Site-projected Thermal Conductivity: Application to defects, interfaces, and homogeneously disordered materials
A. Gautam, Y. G. Lee, C. Ugwumadu, K. Nepal, S. Nakhmanson, D. A., Drabold

TL;DR
This paper introduces the Site-projected Thermal Conductivity (SPTC) method, enabling local heat transport analysis in disordered and defected materials, with applications demonstrated on amorphous graphene, silicon, and alloy interfaces.
Contribution
The paper presents a novel SPTC approach that quantitatively estimates atomic-level thermal contributions using Green-Kubo equations, advancing thermal analysis in complex materials.
Findings
Amorphous graphene exhibits percolation behavior in thermal transport.
SPTC effectively characterizes thermal contributions in disordered materials.

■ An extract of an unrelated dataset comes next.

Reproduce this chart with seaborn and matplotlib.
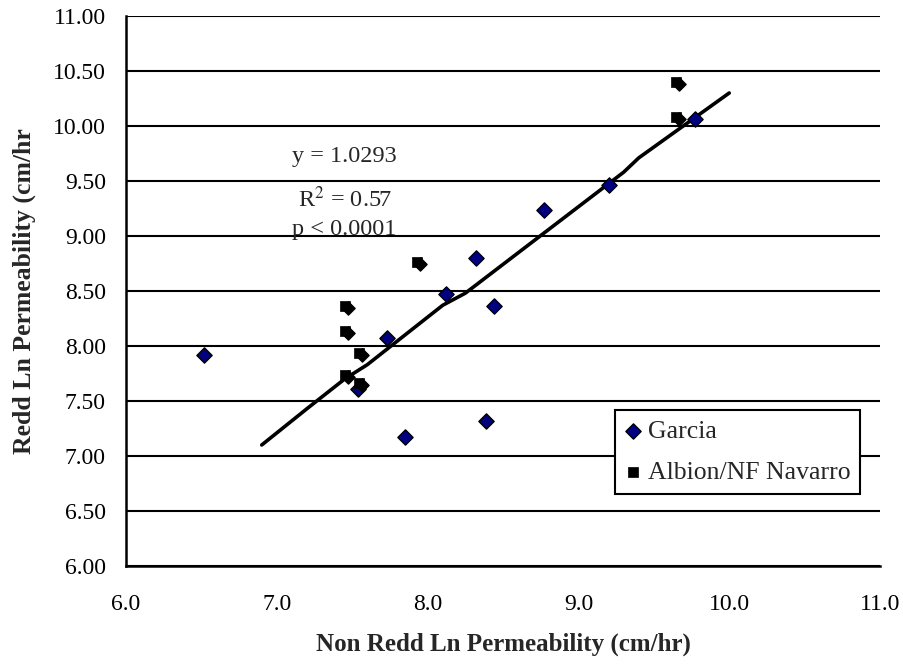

The method offers new insights for materials design and optimization.
Abstract
With the rapid advance of high-performance computing and electronic technologies, understanding thermal conductivity in materials has become increasingly important. This study presents a novel method: the Site-projected Thermal Conductivity (SPTC) that quantitatively estimates the local (atomic) contribution to heat transport, leveraging the Green-Kubo thermal transport equations. We demonstrate the effectiveness of this approach on disordered and amorphous graphene, amorphous silicon, and grain boundaries in silicon-germanium alloys. Amorphous graphene reveals a percolation behavior for thermal transport. The results highlight the potential of our method to provide new insights into the thermal behavior of materials, offering a promising avenue for materials design and performance optimization.